The AI Impact view provides a directional measure of AI contribution by analyzing code changes and classifying code blocks as AI-generated or human-written.

What you’ll see

  • AI vs. human classification for code at a PR level

  • Confidence score for the classification

  • Aggregated trends for a clearer team-level view

Why teams use this view

Many AI dashboards measure tool activity.
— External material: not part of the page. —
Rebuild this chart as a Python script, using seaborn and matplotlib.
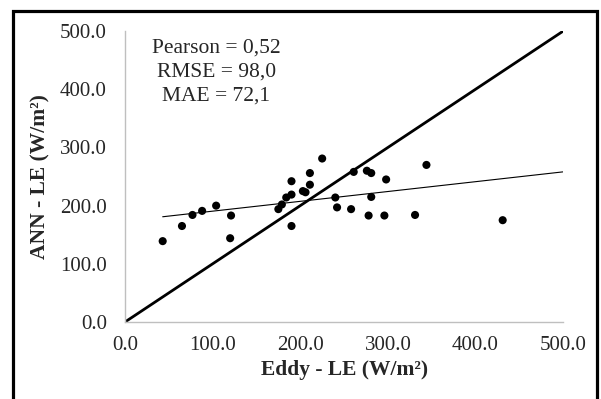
import numpy as np
import pandas as pd
import seaborn as sns
import matplotlib.pyplot as plt
from matplotlib.patches import Rectangle

# values
eddy_le = [43, 65, 77, 88, 104, 121, 120, 175, 179, 184, 190, 190, 190, 203, 206,
           211, 211, 225, 240, 242, 258, 261, 276, 281, 281, 278, 298, 296, 331, 344, 431]
ann_le = [139, 165, 184, 191, 200, 183, 144, 194, 202, 214, 219, 242, 165, 225, 223,
          236, 256, 281, 214, 197, 194, 258, 260, 256, 215, 183, 245, 183, 184, 270, 175]
ticks = [0, 100, 200, 300, 400, 500]
stats_text = "Pearson = 0,52\nRMSE = 98,0\nMAE = 72,1"

df = pd.DataFrame({"eddy": eddy_le, "ann": ann_le})

sns.set_style("white")
plt.rcParams["font.family"] = ["Liberation Serif", "DejaVu Serif"]

fig = plt.figure(figsize=(6.01, 3.99), dpi=100)
ax = fig.add_axes([0.208, 0.193, 0.729, 0.729])

# 1:1 line
sns.lineplot(x=[ticks[0], ticks[-1]], y=[ticks[0], ticks[-1]], ax=ax,
             color="black", linewidth=2.0)

# linear trend line (excel style, forecast forward to 500)
slope, intercept = np.polyfit(df["eddy"], df["ann"], 1)
trend_x = np.array([df["eddy"].min(), ticks[-1]])
sns.lineplot(x=trend_x, y=intercept + slope * trend_x, ax=ax,
             color="black", linewidth=0.8)

sns.scatterplot(data=df, x="eddy", y="ann", ax=ax, color="black",
                s=34, edgecolor="none", zorder=3)

ax.set_xlim(ticks[0], ticks[-1])
ax.set_ylim(ticks[0], ticks[-1])
ax.set_xticks(ticks)
ax.set_yticks(ticks)
ax.set_xticklabels([f"{t:.1f}" for t in ticks])
ax.set_yticklabels([f"{t:.1f}" for t in ticks])
ax.tick_params(axis="both", length=0, labelsize=15)
ax.tick_params(axis="y", pad=13)
ax.tick_params(axis="x", pad=10)

for side in ["top", "right"]:
    ax.spines[side].set_visible(False)
for side in ["left", "bottom"]:
    ax.spines[side].set_color("#bfbfbf")
    ax.spines[side].set_linewidth(1.0)

ax.set_xlabel("Eddy - LE (W/m²)", fontsize=15.5, fontweight="bold", labelpad=4)
ax.set_ylabel("ANN - LE (W/m²)", fontsize=15.5, fontweight="bold", labelpad=7)

ax.text(0.208, 0.975, stats_text, transform=ax.transAxes, ha="center", va="top",
        multialignment="center", fontsize=15.5, linespacing=1.36)

# black border around the whole chart
fig.patches.append(Rectangle((0.0216, -0.05), 0.9717, 1.022, transform=fig.transFigure,
                             fill=False, edgecolor="black", linewidth=2.3))

fig.savefig("out.png", dpi=100)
Hivel goes a step further by measuring production outcomes by focusing on code that has moved through review and been merged.

User adoption categories

To help you quickly understand adoption at the individual level, Hivel groups users into categories based on AI usage within the selected time range.

  • Inactive: 0%

  • Occasional: 1–30%

  • Moderate: 31–70%

  • Heavy: 71–100%

By default, the analysis covers the last 2 days, with an option to run a historical sync to understand past trends.

The screen also highlights how adoption changes over time.

  • Team AI usage trends: understand which teams are leading adoption and where additional enablement may help.

  • Developer distribution trends: see how usage is distributed across developers and how it shifts over time.

Common questions

Why might Hivel show lower AI usage than other dashboards?

In most cases, discrepancies are caused by one of the following:

  1. Unmerged pull requests (only merged code is included).

  2. Processing delays for very large PRs.

  3. Commits details have not been processed for some reason, which blocks telemetry collection.

  4. Historic data has not been synced, which can limit comparisons.

How the confidence score is summarized

  • Code blocks within a PR are analyzed individually.

  • At the PR level, the confidence score generally scales with the amount of code in the PR. In practice, larger PRs tend to yield higher confidence, while smaller PRs tend to yield lower confidence.

Conclusion

Hivel’s AI Impact Screen provides a practical, production-focused way to understand AI usage across teams and developers, so you can scale AI tooling with clarity and confidence.